Any suitable materials known in semiconductor manufacturing may be used to manufacture the example bitcells of FIGS. 2 and 3. For example, in some embodiments, the substrate may comprise monocrystalline silicon, the dielectric layer on the substrate may comprise an oxide such as silicon dioxide applied in two layers (as described below), the gates of the access transistor and of the sense transistor may comprise polysilicon. In various embodiments, the monocrystalline silicon of the substrate is often epitaxial, not bulk. That is, the top layer is the substrate is the epitaxial layer which is a few microns thick and contains all of the components, while the bottom layer is the bulk which is typically a few hundreds of microns thick, has a low resistivity, and contains nothing. The two polysilicon gates of the access transistor and the sense transistor may be separated by an oxide type sandwich of SIO2/SI3N4/SIO2.In the illustrated example, the access transistor has a structure of two stacked gates like the sense transistor for process realization concerns, but in some embodiments the access transistor could use only the top polysilicon gate. In other embodiments, the access transistor could be of the trench type in which the gate goes deep in the substrate.
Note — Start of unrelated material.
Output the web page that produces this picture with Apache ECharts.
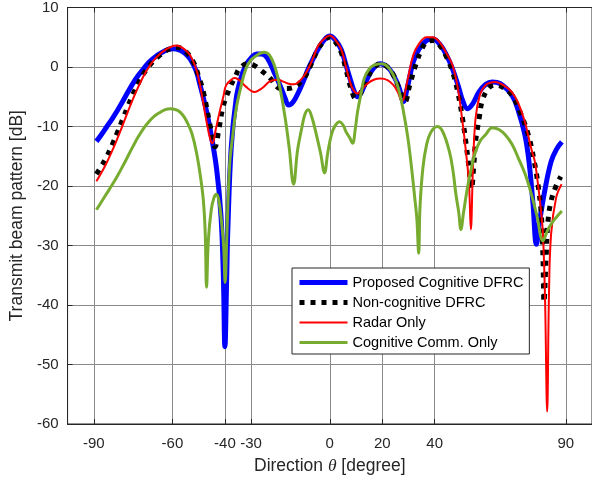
<!DOCTYPE html>
<html><head><meta charset="utf-8">
<script src="https://cdn.jsdelivr.net/npm/echarts@6/dist/echarts.min.js"></script>
<style>html,body{margin:0;padding:0;background:#fff}#c{width:592px;height:482px}</style>
</head><body><div id="c"></div>
<script>
const xTicks = [-90, -60, -40, -30, 0, 20, 40, 90];
const yMin = -60, yMax = 10, yStep = 10;
const xMin = -100, xMax = 100;
const seriesNames = ['Proposed Cognitive DFRC', 'Non-cognitive DFRC', 'Radar Only', 'Cognitive Comm. Only'];

const proposedData = [
[-89,-12.5],[-87,-11.3],[-85,-10],[-83,-8.7],[-81,-7.3],[-79,-5.8],[-77,-4.2],[-75,-2.7],[-73,-1.4],[-71,-0.3],
[-69,0.8],[-66,1.9],[-63,2.7],[-60,3.05],[-57,2.8],[-55,2.2],[-53.2,1.3],[-51,-0.6],[-49.5,-3.0],[-47.5,-6.5],
[-45.7,-10.3],[-43.2,-17],[-41.5,-25],[-40.6,-35],[-40,-47],[-39.3,-35],[-38.9,-27.5],[-37.6,-13.6],[-35.7,-5.3],[-34,-2],
[-32,0.3],[-30,1.5],[-28,2.2],[-26,2.2],[-23.8,1.5],[-20.7,-1.4],[-18.5,-3.6],[-17,-5.3],[-15.7,-6.4],[-14,-5.9],
[-11.9,-4.2],[-10,-2.3],[-8.2,-0.3],[-6,1.7],[-4.4,3.05],[-2,4.6],[0,5.2],[2,4.6],[4.3,3.0],[6,0.6],
[8.1,-2.5],[9.5,-4.3],[10.6,-5.0],[12,-4.3],[14.3,-1.95],[16.5,-0.3],[19.3,0.55],[22,0],[24.3,-1.4],[26.5,-3.6],
[28.1,-5.8],[29.5,-3.6],[31.8,0.8],[34,3.0],[36.9,4.45],[39.3,4.7],[42,3.8],[44.5,2],[46.8,-0.3],[49,-3.2],
[50.8,-5.8],[52.5,-7],[54.5,-6.2],[56.9,-4.2],[59.5,-2.9],[61.9,-2.5],[65,-2.8],[69.4,-4.7],[72,-7.5],[74.4,-11.4],
[76,-16],[77.5,-23],[78.8,-29.8],[80,-26],[81.9,-21],[84.4,-15.9],[86.5,-13.8],[88.5,-12.6]
];

const noncognitiveData = [
[-89,-18],[-87,-16.6],[-85,-15],[-83,-13.1],[-81,-11],[-79,-8.8],[-77,-6.6],[-75,-4.5],[-73,-2.7],[-71,-1.1],
[-69,0.1],[-67,1.1],[-65,1.9],[-63,2.6],[-60.5,3.1],[-58.3,3.3],[-55,2.6],[-52,0.8],[-50,-1.6],[-48.2,-4.2],
[-45.7,-9.7],[-43.8,-13.4],[-42.2,-10.2],[-40.7,-6.7],[-38.2,-3.6],[-36,-1.6],[-34.5,-0.3],[-31.3,0.55],[-29,0.3],[-26.3,-0.55],
[-22.6,-1.95],[-20.5,-3.2],[-19,-3.6],[-16,-3.6],[-13.2,-3.3],[-11,-2.5],[-9.5,-1.7],[-7,0.6],[-4.4,3.05],[-2,4.5],
[0,5.0],[2,4.3],[4.3,2.5],[6,-0.1],[8.1,-3.6],[9.9,-5.3],[11.5,-4.6],[14.3,-1.95],[16.5,-0.3],[19.3,0.55],
[22,0],[24.3,-1.4],[26.5,-3.6],[28.7,-5.8],[30.5,-3],[33.1,0.8],[35,2.9],[36.9,4.2],[39.3,4.45],[42,3.6],
[44.5,1.7],[46.8,-0.8],[48.8,-4.2],[50.6,-8.6],[52,-13],[53.1,-17],[54,-20.5],[55,-16],[55.6,-12.5],[57,-8.5],
[58.1,-5.8],[60.5,-3.6],[63.1,-3.05],[66,-3.4],[69.4,-4.7],[72.5,-7.5],[75.7,-11.4],[77.8,-15.5],[79.4,-19.7],[80.7,-25],
[81.3,-32],[81.7,-39.5],[82.5,-32],[83.2,-26],[84.4,-22.5],[86.3,-20],[88.1,-18.4]
];

const radarData = [
[-89,-19.2],[-87,-17.7],[-85,-16.0],[-83,-14.1],[-81,-12.0],[-79,-9.8],[-77,-7.5],[-75,-5.3],[-73,-3.3],[-71,-1.5],
[-69,0],[-67,1.2],[-65,2.1],[-63,2.8],[-60.5,3.4],[-58.3,3.6],[-55.5,3.0],[-53.2,1.95],[-51,-0.3],[-49.5,-3.05],
[-47,-9.2],[-45.5,-12.3],[-44.7,-12.8],[-43.5,-10.5],[-42,-7.5],[-40.5,-4.8],[-39.5,-3.05],[-37,-1.95],[-36.3,-1.85],[-34.5,-2.2],
[-32,-3.3],[-28.8,-4.2],[-27,-3.9],[-25.1,-3.3],[-23.2,-2.5],[-21,-2.2],[-19.4,-2.2],[-17.5,-2.5],[-15.7,-2.8],[-13.5,-2.9],
[-11.9,-2.5],[-10,-1.6],[-8.2,-0.3],[-6,1.9],[-4.4,3.6],[-2,4.8],[0,5.3],[2,4.6],[4.3,3.05],[6,0.3],
[8.1,-3.05],[9.5,-4.2],[10.6,-4.45],[12,-3.9],[14.3,-2.8],[17,-2.1],[19.3,-1.95],[22,-2.2],[24.3,-3.05],[26,-4.3],
[27.5,-5.8],[29.5,-2.5],[31.8,1.95],[34,3.9],[36.9,5.0],[39.3,5.0],[42,4.1],[44.5,2.3],[46.8,0.3],[48.8,-3.5],
[50.6,-9.2],[52,-14.5],[53.1,-19.7],[53.8,-27.3],[54.6,-17],[55.6,-8.6],[57.3,-4.6],[59.4,-3.05],[61.5,-2.6],[63.1,-2.5],
[66,-3.0],[69.4,-4.2],[72,-6.2],[74.4,-9.2],[75.6,-11.4],[77,-14],[78.2,-15.9],[79.4,-19.7],[80.5,-24],[81.3,-28.1],
[82.1,-39.2],[82.9,-57.9],[83.6,-38],[84.4,-28.1],[86.3,-22],[88.4,-19.7]
];

const commData = [
[-89,-24],[-87,-22.6],[-85,-21.2],[-83,-19.8],[-81,-18.3],[-79,-16.7],[-77,-15],[-75,-13.3],[-73,-11.7],[-71,-10.3],
[-69,-9.2],[-67,-8.3],[-65,-7.7],[-63,-7.2],[-60.7,-7.0],[-58,-7.3],[-56,-8.1],[-54.5,-9.2],[-52.5,-11.3],[-50.7,-14.7],
[-49.3,-18.5],[-48.2,-22.5],[-47.5,-28],[-47,-37],[-46.3,-29],[-45.2,-24],[-44.2,-22],[-43.2,-21.4],[-42.3,-22.5],[-41.3,-26],
[-40.5,-30],[-39.9,-36.2],[-39.3,-29],[-38.2,-16.4],[-37,-11.5],[-35.7,-7.0],[-34,-3.5],[-32,-0.3],[-30,1.2],[-27,2.2],
[-25.1,2.5],[-23,2.0],[-20.7,-0.3],[-19,-3.5],[-17,-8.6],[-15.5,-13.5],[-13.8,-19.7],[-12.3,-14],[-10.7,-10.3],[-9.5,-8],
[-8.2,-7.2],[-6.8,-8.5],[-5.1,-11.4],[-3.5,-14.5],[-2,-17.8],[-0.8,-14.5],[0.6,-11.4],[2,-9.9],[3.7,-9.2],[5,-9.7],
[6.2,-10.9],[7.5,-11.8],[8.7,-12.8],[9.7,-10.5],[10.6,-7.5],[12,-4.3],[13.1,-1.95],[14.8,-0.5],[16.8,0.3],[20,0.55],
[22.2,0],[24.3,-1.4],[26.3,-3.8],[28.1,-7.5],[29.8,-12],[31.2,-17],[32.4,-22],[33.2,-25.5],[33.9,-31.3],[34.4,-23.6],
[35.5,-17],[36.9,-13.1],[38.5,-11],[41,-10],[43,-10.8],[45.6,-14.2],[47,-17.5],[48.1,-21.4],[49.2,-24.5],[50,-27.3],
[51,-24.5],[52.5,-20.3],[54,-17],[55.6,-14.2],[57.5,-12.3],[59.4,-11.4],[61.9,-10.2],[64.5,-10.5],[66.9,-11.4],[69.5,-13],
[71.9,-15.3],[74.5,-18],[76.9,-21.4],[79,-25],[81.3,-29.2],[83,-27.5],[84.4,-26.4],[86.5,-25.2],[88.5,-24.2]
];

const FONT = '"Liberation Sans", Arial, Helvetica, sans-serif';
const AXIS_COLOR = '#262626';
const GRID_COLOR = '#8a8a8a';

const chart = echarts.init(document.getElementById('c'), null, {renderer: 'canvas'});

function lineSeries(name, data, color, width, type, z) {
  return {
    name: name, type: 'line', data: data, showSymbol: false, symbol: 'none',
    smooth: 0.4, z: z, animation: false,
    lineStyle: {color: color, width: width, type: type, cap: 'butt', join: 'round'},
    itemStyle: {color: color},
    emphasis: {disabled: true}
  };
}

chart.setOption({
  backgroundColor: '#fff',
  animation: false,
  textStyle: {fontFamily: FONT},
  grid: {left: 62, right: -3, top: 5, bottom: 58, show: true, borderColor: AXIS_COLOR, borderWidth: 1, backgroundColor: 'transparent', containLabel: false},
  legend: {
    orient: 'vertical', left: 292, top: 268,
    padding: [7, 6, 4, 5], itemWidth: 48, itemHeight: 14, itemGap: 5,
    backgroundColor: '#fff', borderColor: AXIS_COLOR, borderWidth: 1, borderRadius: 0,
    itemStyle: {opacity: 0},
    lineStyle: {width: 'inherit', type: 'inherit', cap: 'butt'},
    textStyle: {fontSize: 14.5, lineHeight: 14, color: '#000', fontFamily: FONT},
    data: seriesNames
  },
  xAxis: [{
    type: 'value', min: xMin, max: xMax, position: 'bottom',
    name: 'Direction {i|θ} [degree]', nameLocation: 'middle', nameGap: 33,
    nameTextStyle: {fontSize: 17.5, color: '#262626', fontFamily: FONT, rich: {i: {fontSize: 17.5, fontStyle: 'italic', fontFamily: '"Liberation Serif", "DejaVu Serif", serif', color: '#262626'}}},
    axisLine: {show: true, onZero: false, lineStyle: {color: AXIS_COLOR, width: 1}},
    axisTick: {show: true, inside: true, length: 5, customValues: xTicks, lineStyle: {color: AXIS_COLOR}},
    axisLabel: {customValues: xTicks, fontSize: 15, color: '#262626', margin: 12, fontFamily: FONT},
    splitLine: {show: true, lineStyle: {color: GRID_COLOR, width: 1}}
  }, {
    type: 'value', min: xMin, max: xMax, position: 'top',
    axisLine: {show: true, onZero: false, lineStyle: {color: AXIS_COLOR, width: 1}},
    axisTick: {show: true, inside: true, length: 5, customValues: xTicks, lineStyle: {color: AXIS_COLOR}},
    axisLabel: {show: false},
    splitLine: {show: false}
  }],
  yAxis: {
    type: 'value', min: yMin, max: yMax, interval: yStep,
    name: 'Transmit beam pattern [dB]', nameLocation: 'middle', nameGap: 36,
    nameTextStyle: {fontSize: 17.5, color: '#262626', fontFamily: FONT},
    axisLine: {show: true, onZero: false, lineStyle: {color: AXIS_COLOR, width: 1}},
    axisTick: {show: true, inside: true, length: 5, lineStyle: {color: AXIS_COLOR}},
    axisLabel: {fontSize: 15, color: '#262626', margin: 9, fontFamily: FONT},
    splitLine: {show: true, lineStyle: {color: GRID_COLOR, width: 1}}
  },
  series: [
    lineSeries(seriesNames[0], proposedData, '#0000ff', 5, 'solid', 2),
    lineSeries(seriesNames[1], noncognitiveData, '#000000', 5, [5, 6], 3),
    lineSeries(seriesNames[2], radarData, '#ff0000', 2, 'solid', 4),
    lineSeries(seriesNames[3], commData, '#77ac30', 3, 'solid', 5)
  ]
});
</script>
</body></html>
In some embodiments, when the access transistor uses two stacked gates, the two gates (which make the word line) are typically short-circuited and are at the same potential. The short-circuit is made somewhere along the word line, outside the bitcell (i.e., not in the plane of the bitcell cross-section). The source and/or drains of the sense or access transistor are typically made of a same arsenic implantation.

In various embodiments, a counter-doped implant as described herein performs differently than a capacitive implant (often termed a “capa implant”) of an FN type bitcell Such capa implants are described, for example, in U.S. Pat. No. 10,049,741, 10,727,239, and 11,696,438, which are incorporated by reference above. Such capa implants are heavily N-doped to prevent inversion during programming. The heavy N-doping of such capa implants would prevent proper erase operation of bitcells of embodiments of the present disclosure.

In various embodiments, a counter-doped implant as described herein increases significantly the endurance of FN type EEPROM bitcells by correcting the asymmetrical window closure during endurance tests. This correction is done by lowering the threshold of the transistor corresponding to the injection area, which has a thin gate oxide and is subjected to gate stress degradation. Lowering the threshold postpones the point at which this transistor controls the conduction of the sense transistor due to its degradation.

CONCLUSION

Many modifications and other embodiments of the disclosures set forth herein will come to mind to one skilled in the art to which these disclosures pertain having the benefit of teachings presented in the foregoing descriptions and the associated drawings. Although the figures only show certain components of the apparatus and systems described herein, it is understood that various other components may be used in conjunction with the system. Therefore, it is to be understood that the disclosures are not to be limited to the specific embodiments disclosed and that modifications and other embodiments are intended to be included within the scope of the appended claims. Moreover, the steps in the method described above may not necessarily occur in the order depicted in the accompanying diagrams, and in some cases one or more of the steps depicted may occur substantially simultaneously, or additional steps may be involved. Although specific terms are employed herein, they are used in a generic and descriptive sense only and not for purposes of limitation.

While various embodiments in accordance with the principles disclosed herein have been shown and described above, modifications thereof may be made by one skilled in the art without departing from the spirit and the teachings of the disclosure. The embodiments described herein are representative only and are not intended to be limiting. Many variations, combinations, and modifications are possible and are within the scope of the disclosure. Alternative embodiments that result from combining, integrating, and/or omitting features of the embodiment(s) are also within the scope of the disclosure. Accordingly, the scope of protection is not limited by the description set out above.

Additionally, the section headings used herein are provided for consistency with the suggestions under 37 C.F.R. 1.77 or to otherwise provide organizational cues. These headings shall not limit or characterize the disclosure(s) set out in any claims that may issue from this disclosure.

While this detailed description has set forth some embodiments of the present disclosure, the appended claims cover other embodiments of the present disclosure which differ from the described embodiments according to various modifications and improvements. For example, the appended claims can cover any form of EEPROM having FN type bitcells. As another example, the appended claims may cover EEPROM bitcells using hot carriers for at least one operation among the erase or program operations.

Within the appended claims, unless the specific term “means for” or “step for” is used within a given claim, it is not intended that the claim be interpreted under 35 U.S.C. 112, paragraph 6.